BEGIN RECORDS SHOWN
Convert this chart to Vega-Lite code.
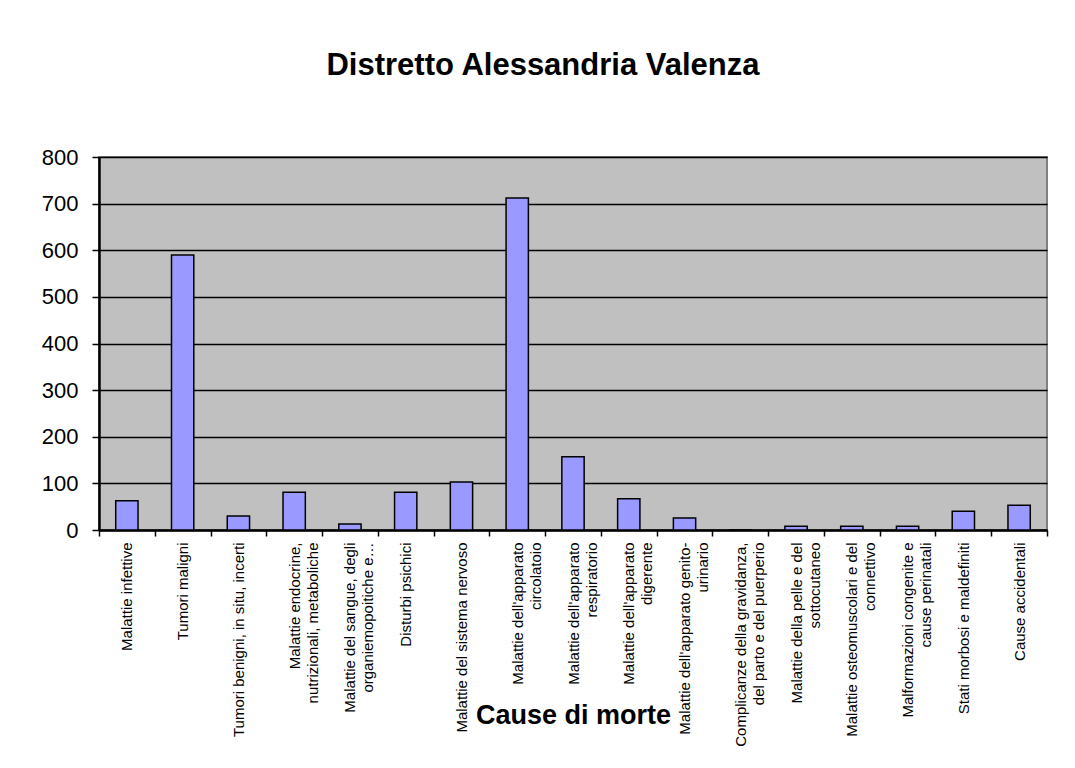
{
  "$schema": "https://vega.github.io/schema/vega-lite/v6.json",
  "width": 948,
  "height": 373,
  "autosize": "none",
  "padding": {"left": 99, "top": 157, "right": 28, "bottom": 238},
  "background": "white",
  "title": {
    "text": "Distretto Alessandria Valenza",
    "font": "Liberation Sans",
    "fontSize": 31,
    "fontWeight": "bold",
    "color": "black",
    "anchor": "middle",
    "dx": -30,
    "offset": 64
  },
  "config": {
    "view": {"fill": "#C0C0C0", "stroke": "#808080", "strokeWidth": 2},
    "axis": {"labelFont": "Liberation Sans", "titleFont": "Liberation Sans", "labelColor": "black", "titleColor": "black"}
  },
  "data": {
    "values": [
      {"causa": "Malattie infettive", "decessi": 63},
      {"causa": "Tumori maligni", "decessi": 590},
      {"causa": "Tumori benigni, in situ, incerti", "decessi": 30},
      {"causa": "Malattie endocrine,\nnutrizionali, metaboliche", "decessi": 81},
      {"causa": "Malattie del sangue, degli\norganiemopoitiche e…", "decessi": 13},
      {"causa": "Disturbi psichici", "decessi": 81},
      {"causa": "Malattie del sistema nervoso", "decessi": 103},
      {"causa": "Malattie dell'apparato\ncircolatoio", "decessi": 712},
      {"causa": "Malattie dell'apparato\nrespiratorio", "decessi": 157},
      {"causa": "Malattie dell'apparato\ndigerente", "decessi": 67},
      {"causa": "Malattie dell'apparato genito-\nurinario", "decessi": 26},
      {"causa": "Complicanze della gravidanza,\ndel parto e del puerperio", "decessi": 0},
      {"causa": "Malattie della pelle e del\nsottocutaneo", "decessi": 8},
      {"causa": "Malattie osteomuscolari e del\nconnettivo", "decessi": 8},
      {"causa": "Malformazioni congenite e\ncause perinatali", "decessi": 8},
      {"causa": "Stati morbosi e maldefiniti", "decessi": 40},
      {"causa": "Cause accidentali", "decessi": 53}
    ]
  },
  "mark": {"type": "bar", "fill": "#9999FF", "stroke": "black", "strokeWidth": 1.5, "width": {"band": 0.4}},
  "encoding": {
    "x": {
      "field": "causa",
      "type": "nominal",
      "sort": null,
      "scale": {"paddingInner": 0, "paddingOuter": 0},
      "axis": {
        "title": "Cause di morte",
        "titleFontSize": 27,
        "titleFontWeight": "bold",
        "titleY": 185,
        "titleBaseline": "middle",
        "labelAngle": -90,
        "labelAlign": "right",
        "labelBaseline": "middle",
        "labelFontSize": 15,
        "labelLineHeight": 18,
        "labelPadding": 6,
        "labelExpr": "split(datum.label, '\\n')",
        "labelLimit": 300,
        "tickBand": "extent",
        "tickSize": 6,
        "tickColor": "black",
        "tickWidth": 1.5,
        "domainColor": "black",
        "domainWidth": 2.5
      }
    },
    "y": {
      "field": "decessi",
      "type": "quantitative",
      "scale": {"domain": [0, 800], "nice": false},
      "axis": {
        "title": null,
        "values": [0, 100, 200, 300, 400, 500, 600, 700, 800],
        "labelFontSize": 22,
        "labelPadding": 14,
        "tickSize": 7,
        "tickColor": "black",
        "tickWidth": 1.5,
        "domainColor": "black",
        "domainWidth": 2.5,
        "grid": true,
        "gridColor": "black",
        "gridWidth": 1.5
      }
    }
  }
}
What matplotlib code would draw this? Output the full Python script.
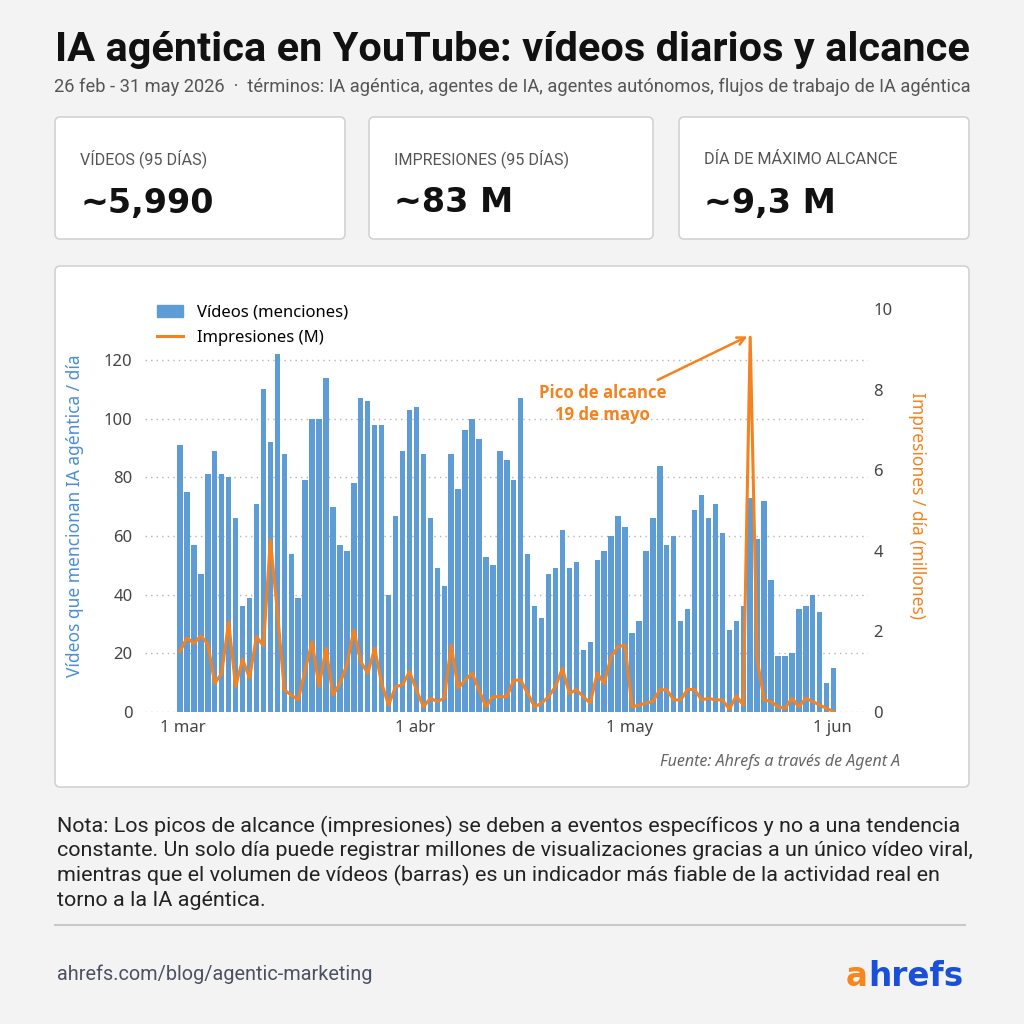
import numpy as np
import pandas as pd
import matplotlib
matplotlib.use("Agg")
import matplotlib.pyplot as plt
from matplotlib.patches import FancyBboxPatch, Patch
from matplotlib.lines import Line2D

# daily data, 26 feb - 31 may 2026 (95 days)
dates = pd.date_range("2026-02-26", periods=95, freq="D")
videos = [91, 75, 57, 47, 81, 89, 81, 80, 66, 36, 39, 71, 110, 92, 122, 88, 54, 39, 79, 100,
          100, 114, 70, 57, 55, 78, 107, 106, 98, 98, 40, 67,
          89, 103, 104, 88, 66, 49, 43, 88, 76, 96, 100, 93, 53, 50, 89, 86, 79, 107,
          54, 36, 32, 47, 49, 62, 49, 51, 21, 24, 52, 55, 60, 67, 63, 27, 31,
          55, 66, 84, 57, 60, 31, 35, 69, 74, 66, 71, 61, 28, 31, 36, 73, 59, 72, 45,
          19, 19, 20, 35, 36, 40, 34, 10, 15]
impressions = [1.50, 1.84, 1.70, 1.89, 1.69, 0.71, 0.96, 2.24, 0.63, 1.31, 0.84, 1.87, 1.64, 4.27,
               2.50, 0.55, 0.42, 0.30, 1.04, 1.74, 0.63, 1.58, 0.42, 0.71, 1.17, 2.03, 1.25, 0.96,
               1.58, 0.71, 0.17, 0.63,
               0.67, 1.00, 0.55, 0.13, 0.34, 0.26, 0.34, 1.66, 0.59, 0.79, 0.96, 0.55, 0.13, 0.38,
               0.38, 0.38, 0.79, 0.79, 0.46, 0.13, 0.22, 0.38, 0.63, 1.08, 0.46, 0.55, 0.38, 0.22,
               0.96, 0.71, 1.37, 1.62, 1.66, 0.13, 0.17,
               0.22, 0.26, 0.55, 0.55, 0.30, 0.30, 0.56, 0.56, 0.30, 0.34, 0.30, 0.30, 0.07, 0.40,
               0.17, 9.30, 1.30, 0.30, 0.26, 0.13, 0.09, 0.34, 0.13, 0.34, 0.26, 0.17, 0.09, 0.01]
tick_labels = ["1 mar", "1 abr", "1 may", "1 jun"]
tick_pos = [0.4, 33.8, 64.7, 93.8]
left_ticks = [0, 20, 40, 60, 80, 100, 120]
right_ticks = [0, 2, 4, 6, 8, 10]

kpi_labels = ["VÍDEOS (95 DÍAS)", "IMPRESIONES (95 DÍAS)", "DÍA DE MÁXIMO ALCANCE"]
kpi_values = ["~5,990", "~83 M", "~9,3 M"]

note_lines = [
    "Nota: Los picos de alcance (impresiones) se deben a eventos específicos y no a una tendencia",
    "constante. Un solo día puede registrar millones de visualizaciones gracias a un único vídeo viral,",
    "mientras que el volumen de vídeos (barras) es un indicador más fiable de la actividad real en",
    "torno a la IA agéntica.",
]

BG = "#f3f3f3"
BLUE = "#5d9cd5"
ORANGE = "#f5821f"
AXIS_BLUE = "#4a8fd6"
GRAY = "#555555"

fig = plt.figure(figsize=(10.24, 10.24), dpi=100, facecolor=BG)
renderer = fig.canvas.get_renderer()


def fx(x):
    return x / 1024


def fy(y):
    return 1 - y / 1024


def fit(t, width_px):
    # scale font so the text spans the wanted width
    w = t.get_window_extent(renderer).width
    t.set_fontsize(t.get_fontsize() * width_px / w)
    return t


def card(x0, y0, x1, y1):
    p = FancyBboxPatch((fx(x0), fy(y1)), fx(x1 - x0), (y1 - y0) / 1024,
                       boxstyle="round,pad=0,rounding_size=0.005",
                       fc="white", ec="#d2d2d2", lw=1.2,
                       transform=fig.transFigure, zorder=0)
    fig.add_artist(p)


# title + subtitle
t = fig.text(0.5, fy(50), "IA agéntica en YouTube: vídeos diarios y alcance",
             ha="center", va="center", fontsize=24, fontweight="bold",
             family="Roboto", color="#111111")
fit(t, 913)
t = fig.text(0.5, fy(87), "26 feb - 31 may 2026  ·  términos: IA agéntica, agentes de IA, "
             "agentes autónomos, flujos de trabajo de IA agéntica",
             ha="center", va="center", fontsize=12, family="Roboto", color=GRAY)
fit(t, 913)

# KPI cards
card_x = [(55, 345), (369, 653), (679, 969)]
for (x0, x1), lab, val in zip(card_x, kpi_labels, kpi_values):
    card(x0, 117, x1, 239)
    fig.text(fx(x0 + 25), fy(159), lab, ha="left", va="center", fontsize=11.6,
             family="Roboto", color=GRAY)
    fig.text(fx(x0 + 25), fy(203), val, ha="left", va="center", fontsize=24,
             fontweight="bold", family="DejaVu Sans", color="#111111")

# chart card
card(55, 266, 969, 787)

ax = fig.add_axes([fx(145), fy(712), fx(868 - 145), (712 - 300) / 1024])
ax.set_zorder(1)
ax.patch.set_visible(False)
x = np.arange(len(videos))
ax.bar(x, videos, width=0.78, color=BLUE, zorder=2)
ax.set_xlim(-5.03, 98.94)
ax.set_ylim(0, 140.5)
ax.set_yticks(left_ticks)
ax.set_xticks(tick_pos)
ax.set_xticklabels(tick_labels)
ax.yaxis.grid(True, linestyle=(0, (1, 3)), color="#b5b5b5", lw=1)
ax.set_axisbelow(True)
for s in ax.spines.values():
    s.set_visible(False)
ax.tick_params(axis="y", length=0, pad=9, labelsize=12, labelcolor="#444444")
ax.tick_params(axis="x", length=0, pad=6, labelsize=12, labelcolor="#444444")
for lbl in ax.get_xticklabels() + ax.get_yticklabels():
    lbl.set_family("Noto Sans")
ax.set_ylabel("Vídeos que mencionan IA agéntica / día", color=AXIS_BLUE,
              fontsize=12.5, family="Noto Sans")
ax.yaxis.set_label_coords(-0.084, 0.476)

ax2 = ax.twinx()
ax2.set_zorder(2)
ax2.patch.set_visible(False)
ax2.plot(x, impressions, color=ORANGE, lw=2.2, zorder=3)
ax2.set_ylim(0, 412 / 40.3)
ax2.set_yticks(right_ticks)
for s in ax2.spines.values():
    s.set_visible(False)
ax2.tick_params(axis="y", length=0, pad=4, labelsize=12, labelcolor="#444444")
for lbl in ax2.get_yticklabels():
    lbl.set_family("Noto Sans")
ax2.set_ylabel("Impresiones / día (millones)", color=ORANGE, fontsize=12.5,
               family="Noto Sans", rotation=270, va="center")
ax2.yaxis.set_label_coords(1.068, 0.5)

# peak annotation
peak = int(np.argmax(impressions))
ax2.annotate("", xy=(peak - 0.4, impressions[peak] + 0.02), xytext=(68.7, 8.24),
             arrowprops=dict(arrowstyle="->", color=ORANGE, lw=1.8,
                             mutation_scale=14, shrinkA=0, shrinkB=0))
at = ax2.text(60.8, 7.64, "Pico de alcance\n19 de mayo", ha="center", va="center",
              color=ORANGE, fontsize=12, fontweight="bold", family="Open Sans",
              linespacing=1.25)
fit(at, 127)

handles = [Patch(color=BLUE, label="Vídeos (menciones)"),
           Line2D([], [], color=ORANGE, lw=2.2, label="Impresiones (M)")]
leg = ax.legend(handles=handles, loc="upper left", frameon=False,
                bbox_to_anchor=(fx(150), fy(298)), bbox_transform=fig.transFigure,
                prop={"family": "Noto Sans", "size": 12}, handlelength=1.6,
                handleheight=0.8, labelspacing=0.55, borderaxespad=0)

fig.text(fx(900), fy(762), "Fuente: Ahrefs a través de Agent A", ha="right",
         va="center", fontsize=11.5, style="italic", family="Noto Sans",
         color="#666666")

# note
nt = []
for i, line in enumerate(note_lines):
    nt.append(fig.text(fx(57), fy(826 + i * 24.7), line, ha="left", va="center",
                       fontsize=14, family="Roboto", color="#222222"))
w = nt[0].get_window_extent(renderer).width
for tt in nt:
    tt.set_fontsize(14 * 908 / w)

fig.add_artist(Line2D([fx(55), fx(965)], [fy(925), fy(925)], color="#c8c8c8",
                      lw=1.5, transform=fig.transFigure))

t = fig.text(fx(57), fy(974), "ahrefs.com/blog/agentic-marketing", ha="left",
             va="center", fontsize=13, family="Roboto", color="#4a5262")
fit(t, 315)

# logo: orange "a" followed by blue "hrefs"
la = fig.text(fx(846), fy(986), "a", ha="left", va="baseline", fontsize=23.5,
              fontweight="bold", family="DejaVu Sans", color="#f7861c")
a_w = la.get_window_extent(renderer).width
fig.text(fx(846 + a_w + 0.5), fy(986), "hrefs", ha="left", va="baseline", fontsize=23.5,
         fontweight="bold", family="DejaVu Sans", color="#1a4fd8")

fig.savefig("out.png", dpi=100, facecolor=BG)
END RECORDS SHOWN
WHAT TO PRODUCE >>
Copy every line in the records above that contains the word "matplotlib".

TASK ANSWER >>
What matplotlib code would draw this? Output the full Python script.
import matplotlib
matplotlib.use("Agg")
import matplotlib.pyplot as plt
from matplotlib.patches import FancyBboxPatch, Patch
from matplotlib.lines import Line2D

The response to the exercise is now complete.